***** TASK MATERIAL *****

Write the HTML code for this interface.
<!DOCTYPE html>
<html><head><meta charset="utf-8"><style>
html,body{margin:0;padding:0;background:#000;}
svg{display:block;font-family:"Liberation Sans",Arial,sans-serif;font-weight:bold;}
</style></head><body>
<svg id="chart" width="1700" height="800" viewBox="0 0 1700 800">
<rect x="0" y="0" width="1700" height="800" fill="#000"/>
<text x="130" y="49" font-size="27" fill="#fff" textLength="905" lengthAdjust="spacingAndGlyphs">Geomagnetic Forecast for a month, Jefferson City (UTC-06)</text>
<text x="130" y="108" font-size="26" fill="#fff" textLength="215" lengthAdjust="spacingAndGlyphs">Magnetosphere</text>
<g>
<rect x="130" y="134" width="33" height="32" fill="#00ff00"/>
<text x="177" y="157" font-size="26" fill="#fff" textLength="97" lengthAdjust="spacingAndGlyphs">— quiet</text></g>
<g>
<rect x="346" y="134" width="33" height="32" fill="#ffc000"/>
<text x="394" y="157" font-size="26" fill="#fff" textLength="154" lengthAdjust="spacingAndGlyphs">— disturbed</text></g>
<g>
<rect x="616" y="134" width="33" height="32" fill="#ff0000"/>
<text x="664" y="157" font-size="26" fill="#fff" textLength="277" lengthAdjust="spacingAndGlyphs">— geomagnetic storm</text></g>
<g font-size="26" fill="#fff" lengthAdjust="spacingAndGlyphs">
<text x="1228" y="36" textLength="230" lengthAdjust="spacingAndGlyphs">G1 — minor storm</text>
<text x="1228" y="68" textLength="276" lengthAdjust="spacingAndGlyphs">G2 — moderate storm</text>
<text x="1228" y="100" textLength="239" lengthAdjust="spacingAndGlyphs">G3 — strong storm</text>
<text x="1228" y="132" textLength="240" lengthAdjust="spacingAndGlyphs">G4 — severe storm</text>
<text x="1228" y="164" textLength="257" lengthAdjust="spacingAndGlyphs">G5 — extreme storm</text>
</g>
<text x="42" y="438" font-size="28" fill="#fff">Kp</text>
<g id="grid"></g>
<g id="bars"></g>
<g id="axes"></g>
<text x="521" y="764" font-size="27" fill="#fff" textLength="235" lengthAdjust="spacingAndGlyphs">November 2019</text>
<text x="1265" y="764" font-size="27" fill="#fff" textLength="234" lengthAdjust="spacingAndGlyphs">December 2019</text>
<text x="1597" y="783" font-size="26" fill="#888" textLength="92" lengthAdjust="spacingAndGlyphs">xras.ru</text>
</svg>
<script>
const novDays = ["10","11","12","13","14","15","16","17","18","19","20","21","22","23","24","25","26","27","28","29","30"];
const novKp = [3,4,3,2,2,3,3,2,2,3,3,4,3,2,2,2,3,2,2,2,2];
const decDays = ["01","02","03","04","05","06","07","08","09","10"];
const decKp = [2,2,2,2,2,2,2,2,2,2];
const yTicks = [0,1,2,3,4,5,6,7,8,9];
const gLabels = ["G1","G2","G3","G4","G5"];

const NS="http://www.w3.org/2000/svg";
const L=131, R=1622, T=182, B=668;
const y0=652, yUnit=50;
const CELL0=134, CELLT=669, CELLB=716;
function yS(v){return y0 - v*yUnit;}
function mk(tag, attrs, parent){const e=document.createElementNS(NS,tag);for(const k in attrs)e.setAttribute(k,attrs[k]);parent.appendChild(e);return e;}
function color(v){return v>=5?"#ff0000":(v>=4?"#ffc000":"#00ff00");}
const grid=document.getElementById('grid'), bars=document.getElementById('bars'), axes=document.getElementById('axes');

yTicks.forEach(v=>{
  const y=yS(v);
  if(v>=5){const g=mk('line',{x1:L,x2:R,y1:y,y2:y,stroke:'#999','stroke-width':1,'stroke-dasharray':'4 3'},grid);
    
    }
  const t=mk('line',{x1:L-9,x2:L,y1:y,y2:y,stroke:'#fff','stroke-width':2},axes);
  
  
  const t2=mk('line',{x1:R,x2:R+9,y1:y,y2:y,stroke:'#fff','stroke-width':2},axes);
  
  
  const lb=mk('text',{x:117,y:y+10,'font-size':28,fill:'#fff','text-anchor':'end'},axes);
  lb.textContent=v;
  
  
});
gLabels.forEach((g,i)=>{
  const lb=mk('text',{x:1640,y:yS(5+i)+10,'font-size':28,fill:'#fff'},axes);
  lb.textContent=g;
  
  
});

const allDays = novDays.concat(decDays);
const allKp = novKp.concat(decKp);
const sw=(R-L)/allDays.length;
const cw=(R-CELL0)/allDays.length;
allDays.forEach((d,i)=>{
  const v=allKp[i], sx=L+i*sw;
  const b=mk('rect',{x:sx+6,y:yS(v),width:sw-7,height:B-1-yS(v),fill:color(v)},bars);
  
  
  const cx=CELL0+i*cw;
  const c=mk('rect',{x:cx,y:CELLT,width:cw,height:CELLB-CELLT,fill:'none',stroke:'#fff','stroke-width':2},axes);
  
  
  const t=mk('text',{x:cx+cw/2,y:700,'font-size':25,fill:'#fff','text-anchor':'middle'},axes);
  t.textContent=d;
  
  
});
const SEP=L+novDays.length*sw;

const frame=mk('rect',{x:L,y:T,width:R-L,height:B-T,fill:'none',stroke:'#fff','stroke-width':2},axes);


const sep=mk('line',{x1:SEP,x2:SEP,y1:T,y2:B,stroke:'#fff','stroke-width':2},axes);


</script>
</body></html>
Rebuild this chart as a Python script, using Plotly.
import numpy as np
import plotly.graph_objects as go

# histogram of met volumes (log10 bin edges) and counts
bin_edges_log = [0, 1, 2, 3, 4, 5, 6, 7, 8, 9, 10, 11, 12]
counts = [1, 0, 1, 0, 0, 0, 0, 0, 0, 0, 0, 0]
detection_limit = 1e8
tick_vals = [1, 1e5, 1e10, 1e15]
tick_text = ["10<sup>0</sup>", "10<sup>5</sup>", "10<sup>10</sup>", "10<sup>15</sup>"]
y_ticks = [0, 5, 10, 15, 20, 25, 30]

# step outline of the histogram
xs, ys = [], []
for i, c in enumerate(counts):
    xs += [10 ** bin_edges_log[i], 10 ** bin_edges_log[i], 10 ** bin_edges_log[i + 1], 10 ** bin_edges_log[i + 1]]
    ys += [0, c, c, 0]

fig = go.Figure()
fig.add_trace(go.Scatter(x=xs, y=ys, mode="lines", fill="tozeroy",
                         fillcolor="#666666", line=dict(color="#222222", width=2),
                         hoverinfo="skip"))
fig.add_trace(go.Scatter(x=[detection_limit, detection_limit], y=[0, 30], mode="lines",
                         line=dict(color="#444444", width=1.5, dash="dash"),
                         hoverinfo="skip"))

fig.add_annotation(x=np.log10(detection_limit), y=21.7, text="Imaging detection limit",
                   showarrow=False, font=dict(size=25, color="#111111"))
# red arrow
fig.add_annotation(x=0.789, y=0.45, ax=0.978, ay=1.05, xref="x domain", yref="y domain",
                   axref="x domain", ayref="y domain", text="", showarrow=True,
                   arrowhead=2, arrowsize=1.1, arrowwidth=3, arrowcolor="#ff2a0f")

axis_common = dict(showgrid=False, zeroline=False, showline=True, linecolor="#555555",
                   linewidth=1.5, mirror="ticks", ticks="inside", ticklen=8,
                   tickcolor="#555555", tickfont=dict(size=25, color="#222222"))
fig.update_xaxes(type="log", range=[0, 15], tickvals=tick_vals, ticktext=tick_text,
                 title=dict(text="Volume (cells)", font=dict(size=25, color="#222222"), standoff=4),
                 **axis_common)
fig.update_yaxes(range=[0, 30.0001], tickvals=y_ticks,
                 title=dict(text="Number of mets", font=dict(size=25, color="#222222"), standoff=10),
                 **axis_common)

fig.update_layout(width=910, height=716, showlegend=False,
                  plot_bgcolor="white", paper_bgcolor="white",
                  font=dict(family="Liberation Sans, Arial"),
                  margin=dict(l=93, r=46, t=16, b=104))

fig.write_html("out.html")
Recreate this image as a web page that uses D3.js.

*****

- [INSTRUCTIONS FOR THE TASK]: Show the lines of the records that contain the word "this".

- [RESPONSE BELOW]:
Write the HTML code for this interface.
Rebuild this chart as a Python script, using Plotly.
Recreate this image as a web page that uses D3.js.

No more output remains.